Tuesday, September 12, 2006

 

All Politics is Local...

I attended a meeting of my local civic association tonight. The topic seemed like it should have been interesting (to me anyway, with my urban planning background); a presentation on zoning changes at the county maintenance facility next to my subdivision. The gist is that the facility started off being zoned something that wasn't really appropriate for its decades-old industrial use. In order to avoid problems in the future, the county sensibly decided to rezone it to a more industrial classification. In other words, the zoning changes to reflect the land use, which doesn't change. Simple, right?

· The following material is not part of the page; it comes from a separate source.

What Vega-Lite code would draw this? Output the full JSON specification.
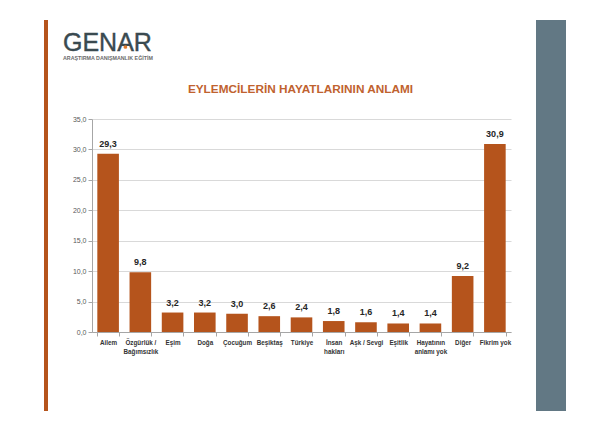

Well, first it takes the two county employees 20 minutes or more to manage to convey that point to the civic association officers, some of whom are visibly waiting for a chance to pounce on something--anything. These folks all appear to be retirees with a lot of time on their hands. One goes on about how he can hear backup chimes from trucks all day; another makes the county guy talk at length about issues even he admits aren't a problem to anyone. A third raises his voice slightly to demand that parallel parking spaces on the street next to it be removed in order to have a left turn lane, despite having a drawing right in front of him that clearly shows no parallel parking at the spot he's talking about.

By a narrow margin, the worst one was the lady who alternated between flirting with Irrelevant Man and tossing out silly little gotchas. These included darkly implying that children would be poisoned by playing on a road easement connected to the county facility, which abuts a park and elementary school yard. Nothing is or was built on the easement, it's just a line on a map. But the good citizen is going to Save The Children from death-by-evil-bad-(nonexistent)-pavement!

So much for the civic association. At least now I know that the condo association really is the main political game in my neighborhood. Forget the cranky oldsters.

Comments:
Actually I'd say it's the other way around. Not saying this applies to you specifically, but the majority of people who think global are thinking some really wrong stuff (example: kill the jews -> all problems solved) I think it's a lot harder to get that separated from reality when you're talking about your own neighborhood, town, the street in front of your house. The tradeoff is that you end up probably paying too much attention to tiny details.